Slaughter's piano-playing replacement was Joe Mascheo. The Imperials had moved their base from Atlanta, Georgia to Nashville, Tennessee and Moscheo was well known around town playing with The Prophets, a Southern gospel group whose lead singer Dwayne Allen was to go on to find fame and fortune with the Oakridge Boys. In 1967 Hess, McSpadden, Morales, Murray and Moscheo released the album 'To Sing Is The Thing'. The album was released on the Benson company Impact label imprint. It proved to be the last Imperials release on which Jake Hess and Gary McSpadden appeared. After suffering a heart attack Hess decided to come off the road and quit the Imperials. Morales took over the leadership of the group.
As it turned out there were to be many more years of musical activity for Hess. He soon became host of a daily television show at WLAC Nashville, recorded as a solo artist for RCA Victor and led a group called the Music City Singers and later the Jake Hess Sound, which included his teenage children. After a stint in Los Angeles, he rejoined the Statesmen again from 1977 to 1979 and then early in 1981 joined with Hovie Lister, James Blackwood, JD Sumner and Rosie Rozell to form the Masters V. Hess remained with the Master for seven years then in 1988 got back with Lister as part of a reformed edition of the Statesmen Quartet, remaining for another five years. Again plagued with heart ailments, Jake Hess retired to Columbus, Georgia, in 1993. After that, he made occasional public appearances, most often at Bill Gaither concerts, albums and videos and worked on his autobiography. In 1997 he was inducted into the Southern Gospel Music Hall of Fame. He died on 4th January 2004.

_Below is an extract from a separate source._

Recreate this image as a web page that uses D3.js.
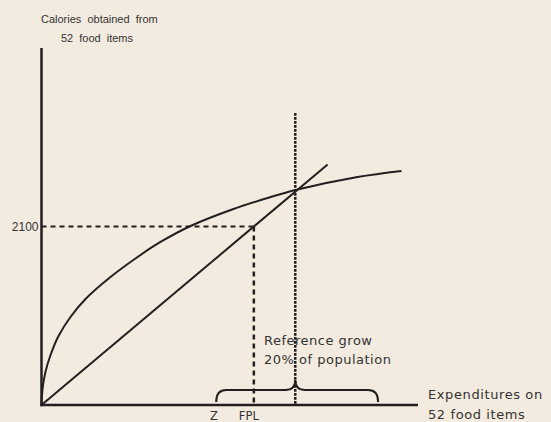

Baritone singer Gary McSpadden also had a busy Christian music career after departing the Imperials. Leaving in 1967 to join his father in planting a church in Fort Worth, Texas, he returned to music in the '70s as a member of the Bill Gaither Trio. While singing with the Gaither groups, McSpadden recorded a series of MOR gospel albums for labels like Paragon, Word and Greentree.